= Sands of the Nile =

Magic trick
Sands of the Nile, also known as Hindu Sands or Sands of the Desert, is a popular magic trick performed since the early part of the 20th century. It was a staple of Doug Henning's stage and television shows.

==Effect==
A large transparent bowl is placed on a pedestal along with three small piles of colored sand. The bowl is filled with water, often with the magician drinking some or providing it to an audience member to demonstrate it is simply normal water. Stirring the water with his hand, the water turns murky or black. The colored sands are then poured into the bowl and stirred by hand.
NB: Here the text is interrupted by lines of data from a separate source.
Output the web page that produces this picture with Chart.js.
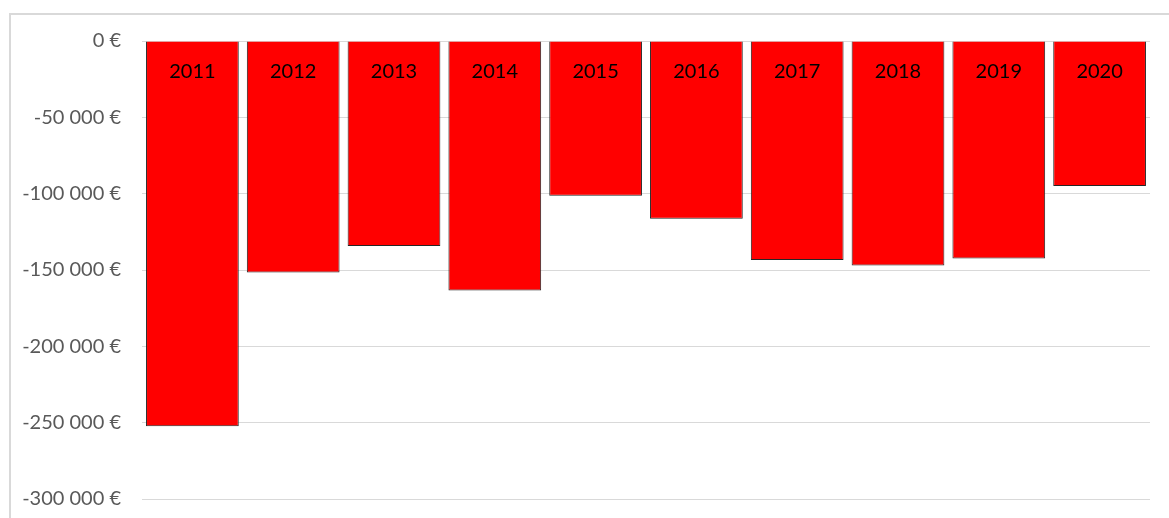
<!DOCTYPE html>
<html>
<head>
<meta charset="utf-8">
<script src="https://cdn.jsdelivr.net/npm/chart.js@4/dist/chart.umd.min.js"></script>
<style>
    html, body { margin: 0; padding: 0; background: #fff; overflow: hidden; }
    .frame {
        position: absolute; left: 9px; top: 13px; width: 1200px; height: 600px;
        border-left: 2px solid #d9d9d9; border-top: 2px solid #d9d9d9;
    }
    .wrap { position: absolute; left: 0; top: 0; width: 1169px; height: 532px; }
</style>
</head>
<body>
<div class="frame"></div>
<div class="wrap"><canvas id="chart"></canvas></div>
<script>
    // years and yearly result (EUR)
    const years = ['2011', '2012', '2013', '2014', '2015', '2016', '2017', '2018', '2019', '2020'];
    const values = [-252300, -151600, -134300, -163500, -101400, -116400, -143500, -147000, -142400, -95000];
    const yMin = -300000;
    const yMax = 0;
    const yStep = 50000;

    function formatEuro(v) {
        let s = Math.abs(v).toString().replace(/\B(?=(\d{3})+(?!\d))/g, '\u00a0');
        return (v < 0 ? '-' : '') + s + '\u00a0€';
    }

    // draws the year inside each bar, just below the zero line
    const labelsInBars = {
        id: 'labelsInBars',
        afterDatasetsDraw(chart) {
            let ctx = chart.ctx;
            let meta = chart.getDatasetMeta(0);
            let zeroY = chart.scales.y.getPixelForValue(0);
            ctx.save();
            ctx.font = '20px Lato, sans-serif';
            ctx.fillStyle = '#000';
            ctx.textAlign = 'center';
            ctx.textBaseline = 'middle';
            meta.data.forEach((bar, i) => {
                ctx.fillText(chart.data.labels[i], bar.x, zeroY + 31);
            });
            ctx.restore();
        }
    };

    new Chart(document.getElementById('chart'), {
        type: 'bar',
        data: {
            labels: years,
            datasets: [{
                data: values,
                backgroundColor: '#ff0000',
                borderColor: '#262626',
                borderWidth: 1,
                categoryPercentage: 1,
                barPercentage: 0.92,
            }]
        },
        options: {
            responsive: true,
            maintainAspectRatio: false,
            animation: false,
            layout: {
                padding: { top: 41, bottom: 6, right: 19, left: 0 }
            },
            plugins: {
                legend: { display: false },
                tooltip: { enabled: false },
            },
            scales: {
                x: {
                    display: false,
                },
                y: {
                    min: yMin,
                    max: yMax,
                    afterFit(scale) {
                        scale.width = 142;
                    },
                    ticks: {
                        stepSize: yStep,
                        color: '#595959',
                        padding: 21,
                        font: { family: 'Lato, sans-serif', size: 20 },
                        callback: v => formatEuro(v),
                    },
                    grid: {
                        color: '#d9d9d9',
                        lineWidth: 1,
                        drawTicks: false,
                    },
                    border: { display: false },
                }
            }
        },
        plugins: [labelsInBars],
    });
</script>
</body>
</html>
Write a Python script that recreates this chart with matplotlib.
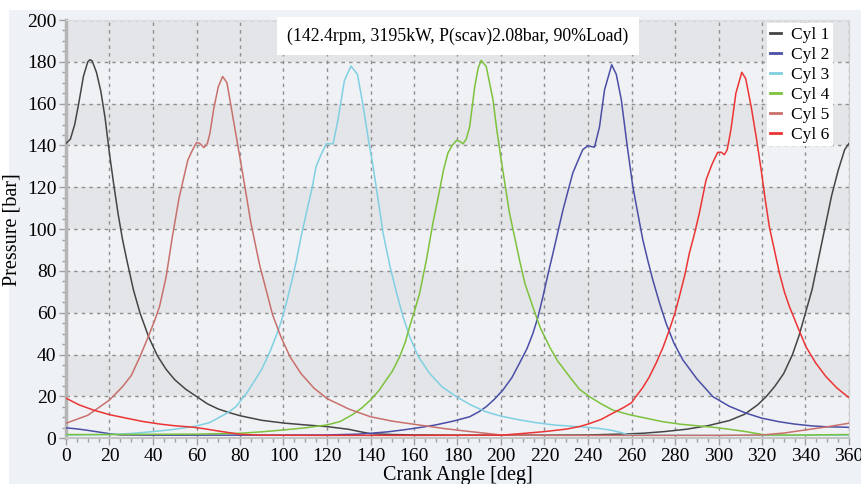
import matplotlib
matplotlib.use("Agg")
import matplotlib.pyplot as plt
from matplotlib.patches import Rectangle

plt.rcParams['font.family'] = ['Liberation Serif', 'DejaVu Serif']

# crank angle [deg] / pressure [bar], one pair per cylinder
cyl1_ang = [0, 2, 4, 6, 8, 10, 11, 12, 14, 16, 18, 20, 22, 24, 26, 28, 31, 34, 38, 42, 46, 50, 55, 60, 65,
            70, 75, 80, 90, 100, 110, 120, 130, 135, 140, 150, 160, 180, 200, 220, 240, 255, 265, 275, 285,
            295, 305, 312, 318, 322, 326, 330, 334, 337, 340, 343, 346, 349, 352, 355, 358, 360]
cyl1_p = [141, 143, 150, 161, 173, 180, 181, 180.5, 175, 166, 153, 136, 121, 107, 95, 85, 71, 60, 48.5, 39.5, 33,
          28, 23.5, 20, 16.5, 14, 12.3, 10.8, 8.6, 7.3, 6.4, 5.6, 4.3, 3.2, 2.2, 1.8, 1.6, 1.5, 1.5, 1.5,
          1.6, 2, 2.4, 3.2, 4.3, 6, 8.5, 11.5, 16, 20, 25, 31, 40, 49, 60, 71, 86, 101, 116, 128, 138, 141]

cyl2_ang = [0, 5, 10, 15, 20, 25, 40, 80, 120, 135, 140, 148, 155, 163, 170, 178, 185.6, 190, 193.2, 197,
            200.9, 205, 208.5, 212, 214.7, 217, 219.3, 221.5, 223.9, 226, 228.5, 231, 233, 235.5, 237.6,
            239.9, 241.5, 243, 245.3, 247.6, 250.9, 253, 255.3, 258, 260.6, 263, 265.2, 267.5, 269.8, 272.8,
            275.9, 279.5, 283.6, 290, 297.4, 305, 312.7, 320, 328, 335, 343.2, 350, 358.5, 360]
cyl2_p = [5, 4.5, 3.8, 3, 2.2, 1.6, 1.5, 1.5, 1.6, 2, 2.4, 3.1, 4, 5.2, 6.4, 8.2, 10.3, 12.8, 15.1, 18.7,
          23.1, 29, 35.9, 43, 50.2, 58, 67.8, 78, 88.5, 98, 109.2, 119, 126.8, 133, 138,
          139.9, 139.5, 139.2, 149, 166.6, 178.6, 174, 162, 140, 120.4, 107, 94.9, 85, 75.7, 65,
          55, 45.5, 37.5, 28.5, 19.9, 15.3, 12, 9.6, 7.9, 6.8, 5.9, 5.5, 5.3, 5.2]

cyl3_ang = [0, 20, 30, 40, 50, 60, 66, 74, 78, 83, 87, 90, 94, 97, 99, 101.3, 104, 106, 108, 110.5, 113, 115,
            117, 119.7, 122.8, 125, 128, 131, 134, 136.6, 139, 141.2, 143.5, 145.8, 149, 152, 155, 158, 162,
            167.2, 173, 179.5, 186, 193, 200, 208.5, 216, 224, 232, 239, 245, 250, 255, 258, 270, 300, 330, 360]
cyl3_p = [1.5, 1.8, 2.3, 3.2, 4.3, 5.9, 7.5, 12, 15, 21.5, 28, 33, 42, 50, 56, 64.6, 76, 85.3, 96, 107.7, 119,
          130, 135, 140.8, 140.8, 152, 171, 178, 174, 159, 143, 130, 114, 98, 82, 69.4, 58, 48.6, 39,
          31, 24.5, 19.9, 16, 12.7, 10.6, 8.8, 7.5, 6.4, 5.8, 5.3, 4.7, 4, 2.8, 1.8, 1.5, 1.4, 1.4, 1.5]

cyl4_ang = [0, 20, 40, 60, 80, 90, 100, 110, 120, 126, 132, 136, 140, 144, 147.3, 150, 153.4, 156, 158, 160,
            162.6, 165.7, 168.7, 171.8, 173.5, 175.6, 177.5, 179.5, 181, 182.5, 184, 185.6, 187.9, 189.5,
            190.9, 193.2, 196.3, 198, 200.1, 203.9, 208.5, 211, 214.6, 218, 222.3, 226, 231.5, 236, 240.7,
            246, 251.4, 259, 266.7, 274, 282, 290, 297.3, 305, 312.6, 318, 322, 340, 360]
cyl4_p = [1.8, 1.8, 1.9, 2, 2.4, 3.1, 4, 5, 6.4, 8, 11.5, 14.5, 18.3, 23, 28, 32, 39, 46, 53.4, 60,
          69.4, 85.3, 102.9, 118.8, 128, 136.4, 140, 142.4, 142, 140.8, 143, 149, 168, 177,
          180.7, 177.8, 162, 148, 133, 107.7, 85.3, 74, 63, 53, 43.8, 37, 29.5, 23.5, 19.9,
          16.5, 13.5, 11.3, 9.6, 8, 6.8, 6, 5.3, 4.3, 3.2, 2.2, 1.6, 1.6, 1.8]

cyl5_ang = [0, 10, 20, 26, 30, 34, 38, 41, 43, 46, 49, 52, 56, 58, 60, 61.5, 63.4, 65, 66.2, 68, 70, 72, 74,
            77, 81, 85, 89, 92, 95, 99, 103, 108, 114, 120, 130, 140, 150, 162, 175, 186, 200, 220, 260,
            300, 320, 330, 340, 350, 360]
cyl5_p = [7.2, 11, 18.3, 24.7, 30, 39, 49, 57, 63, 77, 97, 115, 133, 137.5, 141.4, 141, 139, 141, 146, 158,
          168, 173, 170, 152, 128, 103, 83, 71, 59, 48, 39, 31, 24, 19, 14, 10.3, 8.2, 6.4, 4.5, 3.2, 1.6,
          1.4, 1.4, 1.4, 1.6, 2.5, 4, 5.5, 7.2]

cyl6_ang = [0, 6, 12.6, 20, 27.9, 35, 43.2, 50, 58.5, 64, 69.3, 75, 80, 90, 120, 160, 200, 210, 220, 230, 236,
            240, 246, 251.4, 256, 260, 262, 265, 268, 271.3, 274.5, 277.4, 280, 282, 284.5, 286.6, 289, 291.2,
            294.3, 297, 299.6, 301.2, 302.7, 304, 305.7, 308, 310.7, 312.5, 315, 317.5, 319.6, 321.5, 323.4,
            325.7, 328, 330.3, 332.6, 336.5, 340.2, 344.7, 349.4, 354.5, 359.4, 360]
cyl6_p = [19.2, 16, 13.5, 11.3, 9.6, 8.1, 6.8, 6, 5.3, 4.5, 3.6, 2.7, 1.9, 1.5, 1.4, 1.4, 1.5, 2.3, 3.2, 4.4,
          5.6, 6.8, 9, 12, 14.5, 17, 19.9, 24, 29, 35.9, 43.5, 51.8, 60, 67.8, 78, 88.5, 98, 107.7,
          123.6, 131, 136.7, 136.8, 135.6, 138, 147.5, 165, 175, 172, 158.7, 143, 128.4, 114, 101,
          90, 79, 70, 63, 53, 43.8, 36, 29.5, 24, 19.9, 19.5]

labels = ['Cyl 1', 'Cyl 2', 'Cyl 3', 'Cyl 4', 'Cyl 5', 'Cyl 6']
colors = ['#454545', '#4a4ea6', '#7fd0e2', '#7cc23c', '#c8706b', '#ec3434']
info = '(142.4rpm, 3195kW, P(scav)2.08bar, 90%Load)'

curves = [(cyl1_ang, cyl1_p), (cyl2_ang, cyl2_p), (cyl3_ang, cyl3_p),
          (cyl4_ang, cyl4_p), (cyl5_ang, cyl5_p), (cyl6_ang, cyl6_p)]

W, H = 862, 484
fig = plt.figure(figsize=(W / 100, H / 100), dpi=100, facecolor='white')
fig.patches.append(Rectangle((9 / W, 0), 1 - 9 / W, 1 - 10 / H, transform=fig.transFigure,
                             facecolor='#eef1f5', edgecolor='none', zorder=-10))

ax = fig.add_axes([66 / W, 1 - 438.3 / H, 783 / W, 418.3 / H])
ax.set_facecolor('#eff1f5')
for lo in range(20, 200, 40):
    ax.axhspan(lo, lo + 20, color='#e4e5e8', zorder=0, lw=0)

for (a, p), lab, c in zip(curves, labels, colors):
    ax.plot(a, p, color=c, lw=1.1, label=lab, zorder=3, solid_joinstyle='round')

ax.set_xlim(0, 360)
ax.set_ylim(0, 200)
ax.set_xticks(range(0, 361, 20))
ax.set_yticks(range(0, 201, 20))
ax.set_xticks(range(0, 361, 5), minor=True)
ax.set_yticks(range(0, 201, 5), minor=True)
ax.grid(True, which='major', color='#8f8f8f', linestyle=(0, (2.5, 3)), lw=1, zorder=1)
ax.set_axisbelow(True)
ax.tick_params(which='both', colors='#a0a0a0', labelcolor='black', labelsize=14, width=1)
ax.tick_params(which='major', length=5)
ax.tick_params(which='minor', length=3)
ax.tick_params(axis='x', pad=2)
ax.tick_params(axis='y', pad=2)

ax.spines['left'].set_color('#b5b5b5')
ax.spines['left'].set_linewidth(2.5)
ax.spines['bottom'].set_color('#c5c5c5')
ax.spines['bottom'].set_linewidth(1.5)
ax.spines['right'].set_color('#d0d0d0')
ax.spines['top'].set_color('#dcdcdc')

ax.set_xlabel('Crank Angle [deg]', fontsize=14.5, labelpad=1)
ax.set_ylabel('Pressure [bar]', fontsize=14.5, labelpad=4)

ax.text(0.5006, 0.962, info, transform=ax.transAxes, ha='center', va='center', fontsize=12.8,
        bbox=dict(facecolor='white', edgecolor='none', boxstyle='square,pad=0.6'), zorder=5)

leg = ax.legend(loc='upper right', bbox_to_anchor=(0.984, 1.0), fontsize=12.5, frameon=True,
                fancybox=False, facecolor='white', edgecolor='none', framealpha=1,
                handlelength=0.6, handletextpad=0.6, labelspacing=0.22, borderpad=0.2,
                borderaxespad=0.2)
for line in leg.get_lines():
    line.set_linewidth(2)

fig.savefig('out.png', dpi=100, facecolor=fig.get_facecolor())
With a flourish, the magician reaches into the bowl to pull out each color of sand, separate and unmixed. With a last stir, the water turns clear again, with a few stray grains of sand left in it.

==Method==
The trick uses simple chemistry for all of its effects.

The change of color from clear to opaque and back can be accomplished using any number of simple chemical reactions. Almost any acid/base invisible ink formula will work, with common examples being iodine which goes clear with sodium metabisulfite, or a mixture of tannic acid and ferric ammonium sulfate which turns clear with oxalic acid. In both cases, the chemicals are introduced during the pour, often using multiple containers with only the first being pure water, or using any number of simple gadgets like a false thumb to store them during setup.

The sand is treated with a hydrophobic compound to produce what is commonly known as magic sand or Moon Sand. When poured into water, it naturally clings to other grains, forming piles or lumps at the bottom of the bowl. The sand can be poured rapidly in a spray and will still re-form, adding to the illusion of it mixing into the water. The hand-stirring performed after pouring will leave these piles intact. The magician can then reach into the bowl and feel out the piles, grasping some of the sand and tossing it into the air. Water has been excluded from the piles, leaving the sand completely dry and free-flowing.